= PROBLEM TO SOLVE =
Retype nothing but the lines from the start of the material up to and including the line with "Chart.register(...registerables);". Pictures don't belong in the copy.

= DATA SHOWN =
━━━━━━━━
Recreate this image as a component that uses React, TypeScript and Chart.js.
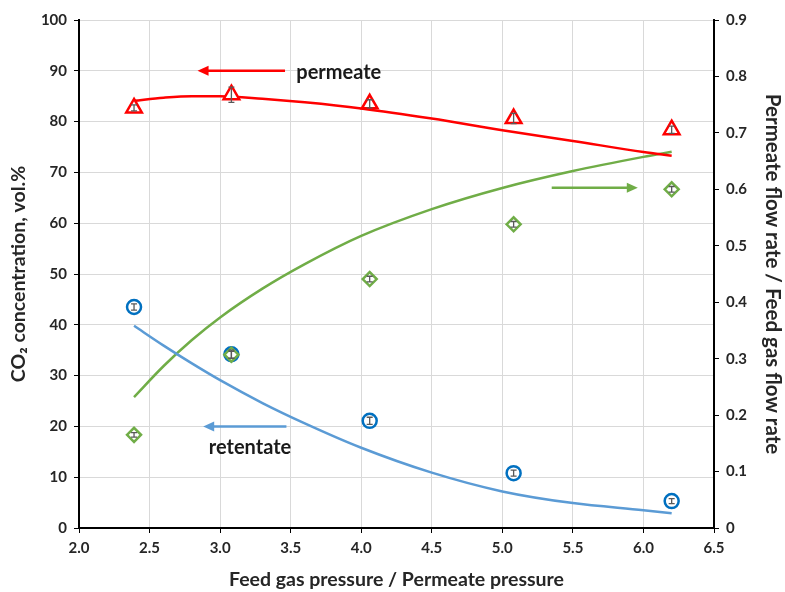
import React, { useEffect, useRef } from "react";
import { Chart, registerables } from "chart.js";
Chart.register(...registerables);

// Measured points
const xPoints = [2.39, 3.08, 4.06, 5.08, 6.2];
const permeateCO2 = [82.7, 85.3, 83.5, 80.6, 78.4];
const permeateErr = [0.6, 1.5, 0.8, 1.0, 0.7];
const retentateCO2 = [43.5, 34.2, 21.1, 10.8, 5.3];
const retentateErr = [0.6, 0.8, 0.7, 0.6, 0.5];
const flowRatio = [0.165, 0.307, 0.441, 0.538, 0.6];
const flowErr = [0.004, 0.006, 0.005, 0.005, 0.005];

// Model curves
const modelX = [2.39, 2.6, 2.8, 3.0, 3.3, 3.6, 4.0, 4.5, 5.0, 5.5, 6.0, 6.2];
const permeateModel = [84.1, 84.7, 85.0, 85.0, 84.5, 83.8, 82.6, 80.6, 78.3, 76.2, 74.0, 73.3];
const retentateModel = [39.8, 35.9, 32.4, 29.1, 24.6, 20.6, 15.8, 10.9, 7.2, 4.9, 3.5, 2.9];
const flowModel = [0.232, 0.287, 0.333, 0.373, 0.424, 0.4675, 0.5175, 0.565, 0.6025, 0.6325, 0.6575, 0.6665];

// Annotations (data units on x / left y axis)
const arrowNotes = [
  { x1: 3.46, x2: 2.84, y: 90, color: "#ff0000" },
  { x1: 3.47, x2: 2.88, y: 20, color: "#5b9bd5" },
  { x1: 5.35, x2: 5.96, y: 67, color: "#70ad47" },
];
const textNotes = [
  { text: "permeate", x: 3.54, y: 89.7 },
  { text: "retentate", x: 2.92, y: 15.9 },
];

const FONT = "Lato, 'Open Sans', sans-serif";

const pair = (xs: number[], ys: number[]) => xs.map((x, i) => ({ x, y: ys[i] }));

const overlayPlugin = {
  id: "overlay",
  afterDatasetsDraw(chart: any) {
    const ctx = chart.ctx;
    const xs = chart.scales.x;
    const y = chart.scales.y;
    const y1 = chart.scales.y1;
    const errSets: [number[], number[], any][] = [
      [permeateCO2, permeateErr, y],
      [retentateCO2, retentateErr, y],
      [flowRatio, flowErr, y1],
    ];
    ctx.save();
    ctx.strokeStyle = "#595959";
    ctx.lineWidth = 1.3;
    errSets.forEach(([vals, errs, sc]) => {
      vals.forEach((v, i) => {
        const px = xs.getPixelForValue(xPoints[i]);
        const top = sc.getPixelForValue(v + errs[i]);
        const bot = sc.getPixelForValue(v - errs[i]);
        ctx.beginPath();
        ctx.moveTo(px, top);
        ctx.lineTo(px, bot);
        ctx.moveTo(px - 3, top);
        ctx.lineTo(px + 3, top);
        ctx.moveTo(px - 3, bot);
        ctx.lineTo(px + 3, bot);
        ctx.stroke();
      });
    });
    arrowNotes.forEach((a) => {
      const px1 = xs.getPixelForValue(a.x1);
      const px2 = xs.getPixelForValue(a.x2);
      const py = y.getPixelForValue(a.y);
      const dir = px2 > px1 ? 1 : -1;
      ctx.strokeStyle = a.color;
      ctx.fillStyle = a.color;
      ctx.lineWidth = 2.5;
      ctx.beginPath();
      ctx.moveTo(px1, py);
      ctx.lineTo(px2 - dir * 8, py);
      ctx.stroke();
      ctx.beginPath();
      ctx.moveTo(px2, py);
      ctx.lineTo(px2 - dir * 11, py - 5);
      ctx.lineTo(px2 - dir * 11, py + 5);
      ctx.closePath();
      ctx.fill();
    });
    ctx.fillStyle = "#1a1a1a";
    ctx.font = `bold 20px ${FONT}`;
    ctx.textAlign = "left";
    ctx.textBaseline = "middle";
    textNotes.forEach((t) => {
      ctx.fillText(t.text, xs.getPixelForValue(t.x), y.getPixelForValue(t.y));
    });
    ctx.restore();
  },
};

export default function App() {
  const ref = useRef<HTMLCanvasElement>(null);
  useEffect(() => {
    document.body.style.margin = "0";
    const chart = new Chart(ref.current!, {
      type: "scatter",
      data: {
        datasets: [
          {
            label: "permeate",
            data: pair(xPoints, permeateCO2),
            yAxisID: "y",
            pointStyle: "triangle",
            pointRadius: 9,
            pointBorderWidth: 2.5,
            borderColor: "#ff0000",
            backgroundColor: "#ffffff",
            showLine: false,
            order: 1,
          },
          {
            label: "retentate",
            data: pair(xPoints, retentateCO2),
            yAxisID: "y",
            pointStyle: "circle",
            pointRadius: 7,
            pointBorderWidth: 2.5,
            borderColor: "#0070c0",
            backgroundColor: "#ffffff",
            showLine: false,
            order: 1,
          },
          {
            label: "flow",
            data: pair(xPoints, flowRatio),
            yAxisID: "y1",
            pointStyle: "rectRot",
            pointRadius: 7,
            pointBorderWidth: 2.5,
            borderColor: "#70ad47",
            backgroundColor: "#ffffff",
            showLine: false,
            order: 0,
          },
          {
            label: "permeate model",
            data: pair(modelX, permeateModel),
            yAxisID: "y",
            showLine: true,
            pointRadius: 0,
            borderColor: "#ff0000",
            borderWidth: 2.5,
            cubicInterpolationMode: "monotone",
            order: 2,
          },
          {
            label: "retentate model",
            data: pair(modelX, retentateModel),
            yAxisID: "y",
            showLine: true,
            pointRadius: 0,
            borderColor: "#5b9bd5",
            borderWidth: 2.5,
            cubicInterpolationMode: "monotone",
            order: 2,
          },
          {
            label: "flow model",
            data: pair(modelX, flowModel),
            yAxisID: "y1",
            showLine: true,
            pointRadius: 0,
            borderColor: "#70ad47",
            borderWidth: 2.5,
            cubicInterpolationMode: "monotone",
            order: 2,
          },
        ],
      },
      options: {
        animation: false,
        responsive: false,
        layout: { padding: { top: 20, left: 0, right: 0, bottom: 0 } },
        plugins: { legend: { display: false }, tooltip: { enabled: false } },
        scales: {
          x: {
            type: "linear",
            min: 2,
            max: 6.5,
            ticks: {
              stepSize: 0.5,
              color: "#262626",
              font: { family: FONT, size: 15, weight: "bold" },
              padding: 6,
              callback: (v: any) => Number(v).toFixed(1),
            },
            grid: { color: "#d9d9d9", tickColor: "#000", tickLength: 5, lineWidth: 1 },
            border: { color: "#000", width: 2 },
            title: {
              display: true,
              text: "Feed gas pressure / Permeate pressure",
              color: "#262626",
              font: { family: FONT, size: 19.5, weight: "bold" },
              padding: { top: 2, bottom: 1 },
            },
            afterFit: (s: any) => { s.height = 64; },
          },
          y: {
            position: "left",
            min: 0,
            max: 100,
            ticks: {
              stepSize: 10,
              color: "#262626",
              font: { family: FONT, size: 15, weight: "bold" },
              padding: 7,
            },
            grid: { color: "#d9d9d9", tickColor: "#000", tickLength: 5 },
            border: { color: "#000", width: 2 },
            title: {
              display: true,
              text: "CO₂ concentration, vol.%",
              color: "#262626",
              font: { family: FONT, size: 19.5, weight: "bold" },
              padding: { top: 7, bottom: 0 },
            },
            afterFit: (s: any) => { s.width = 79; },
          },
          y1: {
            position: "right",
            min: 0,
            max: 0.9,
            ticks: {
              stepSize: 0.1,
              color: "#262626",
              font: { family: FONT, size: 15, weight: "bold" },
              padding: 7,
              callback: (v: any) => (Math.abs(v) < 1e-9 ? "0" : Number(v).toFixed(1)),
            },
            grid: { drawOnChartArea: false, tickColor: "#000", tickLength: 5 },
            border: { color: "#000", width: 2 },
            title: {
              display: true,
              text: "Permeate flow rate / Feed gas flow rate",
              color: "#262626",
              font: { family: FONT, size: 20.5, weight: "bold" },
              padding: { top: 0, bottom: 0 },
            },
            afterFit: (s: any) => { s.width = 71; },
          },
        },
      },
      plugins: [overlayPlugin],
    } as any);
    return () => chart.destroy();
  }, []);
  return (
    <div style={{ width: 785, height: 592, background: "#fff" }}>
      <canvas ref={ref} width={785} height={592} />
    </div>
  );
}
━━━━━━━━
= TASK RESPONSE =
Recreate this image as a component that uses React, TypeScript and Chart.js.
import React, { useEffect, useRef } from "react";
import { Chart, registerables } from "chart.js";
Chart.register(...registerables);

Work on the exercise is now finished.